[START]

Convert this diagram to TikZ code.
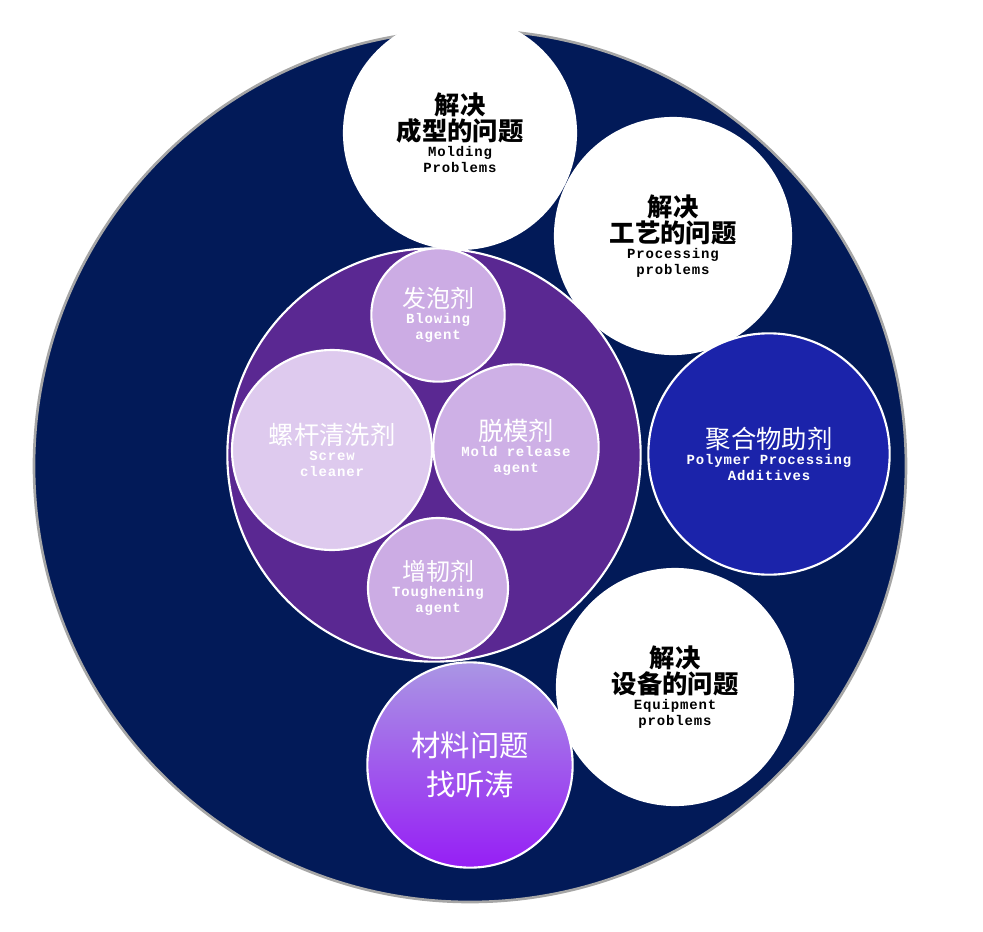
\documentclass[tikz,border=0pt]{standalone}
\usepackage{fontspec}
\newfontfamily\cjk{Noto Sans CJK SC}
\newfontfamily\cjkb{Noto Sans CJK SC}[BoldFont={* Bold}]
\newfontfamily\mono{Liberation Mono}[LetterSpace=6]
\newcommand\Cb[1]{{\cjk\bfseries\fontsize{19}{25}\selectfont #1}}
\newcommand\Cn[1]{{\cjk\fontsize{19}{25}\selectfont #1}}
\newcommand\Cs[1]{{\cjk\fontsize{18}{22}\selectfont #1}}
\newcommand\En[1]{{\mono\bfseries\fontsize{10.5}{14}\selectfont #1}}
\begin{document}
\begin{tikzpicture}[x=0.75pt,y=-0.75pt,
  bub/.style={circle,draw=white,line width=1.6pt,inner sep=0pt}]
\useasboundingbox (0,0) rectangle (983,932);
\node[circle,draw=gray!70,line width=2pt,fill={rgb,255:red,2;green,26;blue,88},minimum size=654pt] (big) at (470,466) {};
\node[bub,fill=white,minimum size=174pt] (mold) at (460,133) {};
\node[align=center,text=black] at (mold) {\Cb{解决}\\\Cb{成型的问题}\\\En{Molding}\\\En{Problems}};
\node[bub,fill=white,minimum size=177pt] (proc) at (673,236) {};
\node[align=center,text=black] at (proc) {\Cb{解决}\\\Cb{工艺的问题}\\\En{Processing}\\\En{problems}};
\node[bub,fill={rgb,255:red,27;green,35;blue,170},minimum size=181pt] (poly) at (769,454) {};
\node[align=center,text=white] at (poly) {\Cn{聚合物助剂}\\\En{Polymer Processing}\\\En{Additives}};
\node[bub,fill=white,minimum size=177pt] (equip) at (675,687) {};
\node[align=center,text=black] at (equip) {\Cb{解决}\\\Cb{设备的问题}\\\En{Equipment}\\\En{problems}};
\node[bub,fill={rgb,255:red,90;green,40;blue,146},minimum size=310pt] (add) at (434,455) {};
\node[bub,fill={rgb,255:red,204;green,172;blue,228},minimum size=100pt] (blow) at (438,315) {};
\node[align=center,text=white] at (blow) {\Cs{发泡剂}\\\En{Blowing}\\\En{agent}};
\node[bub,fill={rgb,255:red,222;green,202;blue,238},minimum size=150pt] (screw) at (332,450) {};
\node[align=center,text=white] at (screw) {\Cn{螺杆清洗剂}\\\En{Screw}\\\En{cleaner}};
\node[bub,fill={rgb,255:red,206;green,176;blue,230},minimum size=124pt] (rel) at (516,447) {};
\node[align=center,text=white] at (rel) {\Cn{脱模剂}\\\En{Mold release}\\\En{agent}};
\node[bub,fill={rgb,255:red,204;green,172;blue,228},minimum size=105pt] (tough) at (438,588) {};
\node[align=center,text=white] at (tough) {\Cs{增韧剂}\\\En{Toughening}\\\En{agent}};
\node[bub,top color={rgb,255:red,170;green,150;blue,228},bottom color={rgb,255:red,150;green,30;blue,245},minimum size=154pt] (mat) at (470,765) {};
\node[align=center,text=white,font=\cjk\fontsize{22}{29}\selectfont] at (mat) {材料问题\\找听涛};
\end{tikzpicture}
\end{document}
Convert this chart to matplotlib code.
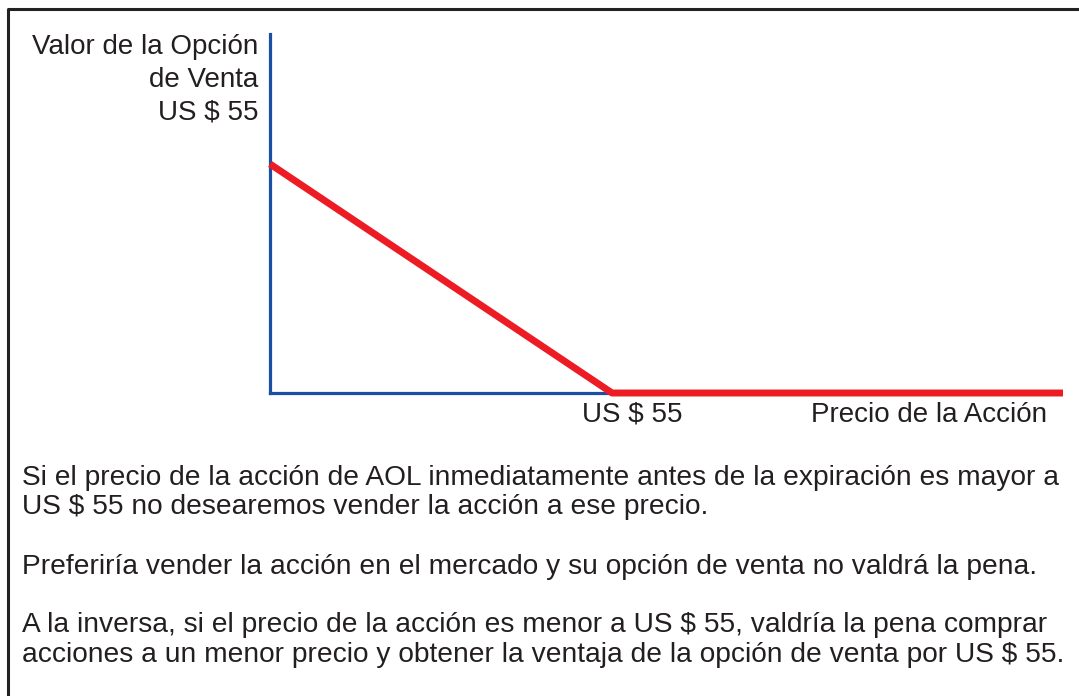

[END]

Challenge
Repeat all the records above exactly, leaving out any pictures.

Complete output
Convert this diagram to TikZ code.
\documentclass[tikz,border=0pt]{standalone}
\usepackage{fontspec}
\newfontfamily\cjk{Noto Sans CJK SC}
\newfontfamily\cjkb{Noto Sans CJK SC}[BoldFont={* Bold}]
\newfontfamily\mono{Liberation Mono}[LetterSpace=6]
\newcommand\Cb[1]{{\cjk\bfseries\fontsize{19}{25}\selectfont #1}}
\newcommand\Cn[1]{{\cjk\fontsize{19}{25}\selectfont #1}}
\newcommand\Cs[1]{{\cjk\fontsize{18}{22}\selectfont #1}}
\newcommand\En[1]{{\mono\bfseries\fontsize{10.5}{14}\selectfont #1}}
\begin{document}
\begin{tikzpicture}[x=0.75pt,y=-0.75pt,
  bub/.style={circle,draw=white,line width=1.6pt,inner sep=0pt}]
\useasboundingbox (0,0) rectangle (983,932);
\node[circle,draw=gray!70,line width=2pt,fill={rgb,255:red,2;green,26;blue,88},minimum size=654pt] (big) at (470,466) {};
\node[bub,fill=white,minimum size=174pt] (mold) at (460,133) {};
\node[align=center,text=black] at (mold) {\Cb{解决}\\\Cb{成型的问题}\\\En{Molding}\\\En{Problems}};
\node[bub,fill=white,minimum size=177pt] (proc) at (673,236) {};
\node[align=center,text=black] at (proc) {\Cb{解决}\\\Cb{工艺的问题}\\\En{Processing}\\\En{problems}};
\node[bub,fill={rgb,255:red,27;green,35;blue,170},minimum size=181pt] (poly) at (769,454) {};
\node[align=center,text=white] at (poly) {\Cn{聚合物助剂}\\\En{Polymer Processing}\\\En{Additives}};
\node[bub,fill=white,minimum size=177pt] (equip) at (675,687) {};
\node[align=center,text=black] at (equip) {\Cb{解决}\\\Cb{设备的问题}\\\En{Equipment}\\\En{problems}};
\node[bub,fill={rgb,255:red,90;green,40;blue,146},minimum size=310pt] (add) at (434,455) {};
\node[bub,fill={rgb,255:red,204;green,172;blue,228},minimum size=100pt] (blow) at (438,315) {};
\node[align=center,text=white] at (blow) {\Cs{发泡剂}\\\En{Blowing}\\\En{agent}};
\node[bub,fill={rgb,255:red,222;green,202;blue,238},minimum size=150pt] (screw) at (332,450) {};
\node[align=center,text=white] at (screw) {\Cn{螺杆清洗剂}\\\En{Screw}\\\En{cleaner}};
\node[bub,fill={rgb,255:red,206;green,176;blue,230},minimum size=124pt] (rel) at (516,447) {};
\node[align=center,text=white] at (rel) {\Cn{脱模剂}\\\En{Mold release}\\\En{agent}};
\node[bub,fill={rgb,255:red,204;green,172;blue,228},minimum size=105pt] (tough) at (438,588) {};
\node[align=center,text=white] at (tough) {\Cs{增韧剂}\\\En{Toughening}\\\En{agent}};
\node[bub,top color={rgb,255:red,170;green,150;blue,228},bottom color={rgb,255:red,150;green,30;blue,245},minimum size=154pt] (mat) at (470,765) {};
\node[align=center,text=white,font=\cjk\fontsize{22}{29}\selectfont] at (mat) {材料问题\\找听涛};
\end{tikzpicture}
\end{document}
Convert this chart to matplotlib code.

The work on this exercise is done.